The Azores summit follows a week-long series of debacles for American diplomacy. Washington has failed to shift Turkey’s opposition to the deployment of American troops, and has so far not been able to obtain permission from its NATO ally for passage of American warplanes through Turkish air space. The equipment for an entire American armored division is floating on ships sitting offshore of Turkey’s Mediterranean coast.

At the United Nations, bribery and threats by the US have failed to win significant support from the six uncommitted countries which hold the key votes on the Security Council, most notably from Mexico and Chile, both wholly dependent on the US market for their exports. The Bush administration has no more than four sure votes out of fifteen, the same number it had a month ago.

White House and State Department officials have repeatedly made predictions that have proven false: that Germany would eventually fall into line, that Russia would see its interests lay with the US, that France would contribute forces so as not to miss out on the spoils of war, that the half dozen smaller states could not stand up to US pressure. If US military strategists are as poor at calculating the odds as its diplomatic specialists, the Pentagon is in for some bloody surprises.

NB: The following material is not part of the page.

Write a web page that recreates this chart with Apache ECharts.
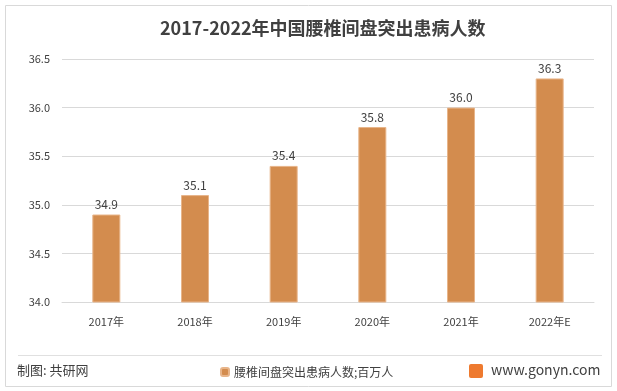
<!DOCTYPE html>
<html><head><meta charset="utf-8">
<script src="https://cdn.jsdelivr.net/npm/echarts@6/dist/echarts.min.js"></script>
<style>html,body{margin:0;padding:0;background:#fff}#c{width:617px;height:391px}</style>
</head><body><div id="c"></div>
<script>
const categories = ['2017年','2018年','2019年','2020年','2021年','2022年E'];
const values = [34.9, 35.1, 35.4, 35.8, 36.0, 36.3];
const seriesName = '腰椎间盘突出患病人数;百万人';
const titleText = '2017-2022年中国腰椎间盘突出患病人数';
const FONT = '"Microsoft YaHei","Noto Sans CJK SC",sans-serif';
const chart = echarts.init(document.getElementById('c'));
chart.setOption({
  animation:false,
  textStyle:{fontFamily:FONT},
  title:{text:titleText,left:160,top:19,padding:0,textStyle:{fontSize:18,fontWeight:'bold',color:'#404040',fontFamily:FONT}},
  grid:{left:62,right:23,top:59,bottom:89},
  legend:{data:[seriesName],left:220,top:366,padding:0,itemWidth:8,itemHeight:8,itemGap:3,
    textStyle:{fontSize:12,color:'#404040',fontFamily:FONT}},
  xAxis:{type:'category',data:categories,axisTick:{show:false},
    axisLine:{lineStyle:{color:'#d9d9d9'}},
    axisLabel:{fontSize:11,color:'#404040',margin:14,fontFamily:FONT}},
  yAxis:{type:'value',min:34,max:36.5,interval:0.5,
    axisLabel:{fontSize:11,color:'#404040',margin:12,formatter:v=>v.toFixed(1),fontFamily:FONT},
    splitLine:{lineStyle:{color:'#d9d9d9'}},axisLine:{show:false},axisTick:{show:false}},
  series:[{name:seriesName,type:'bar',data:values,barWidth:28,
    itemStyle:{color:'#D38C4E',borderColor:'#e8b58a',borderWidth:1},
    label:{show:true,position:'top',fontSize:12,color:'#404040',formatter:p=>p.value.toFixed(1),distance:4}}],
  graphic:[
    {type:'rect',shape:{x:5.5,y:5.5,width:606,height:381},style:{fill:'none',stroke:'#d9d9d9',lineWidth:1},silent:true},
    {type:'line',shape:{x1:18,y1:355.5,x2:602,y2:355.5},style:{stroke:'#e0e0e0',lineWidth:1}},
    {type:'text',left:17,top:364,style:{text:'制图: 共研网',fontSize:13,fill:'#404040',fontFamily:FONT}},
    {type:'rect',shape:{x:469,y:364,width:14,height:14,r:2},style:{fill:'#ee7a2f'}},
    {type:'text',left:491,top:363,style:{text:'www.gonyn.com',fontSize:14,fill:'#404040',fontFamily:FONT}}
  ]
});
</script></body></html>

The opposition to US war plans on the part of European powers like France, Germany and Russia is rooted, not in any principled opposition to imperialist war and the slaughter of innocent civilians, but in their recognition that the US drive to war has implications that go far beyond Iraq. The war represents an unprecedented and immensely dangerous bid by the United States for a position of unchallengeable global hegemony, a position which its imperialist rivals cannot accept, despite their present military inferiority.

French imperialism may have had hopes of an accommodation with Washington last fall, when Resolution 1441 was passed through the Security Council unanimously. But since then the Bush administration has reacted with increasing vehemence and bitterness to every attempt at a diplomatic resolution to the confrontation with Iraq.

Having decided that the conquest and occupation of Iraq was central to its global ambitions, the US is not prepared to brook the slightest opposition. The extreme-right faction that has come to power in Washington aims to put an end to all restraints on its freedom of action, not only in the Middle East but on every issue.

In its hell-bent rush to war against Iraq, regardless and even in defiance of the UN Security Council, the United States is bringing about the collapse of the entire framework of international relations assembled in the aftermath of war. It has embarked upon a bloody and criminal project whose catastrophic consequences will become all too clear in the months and years ahead.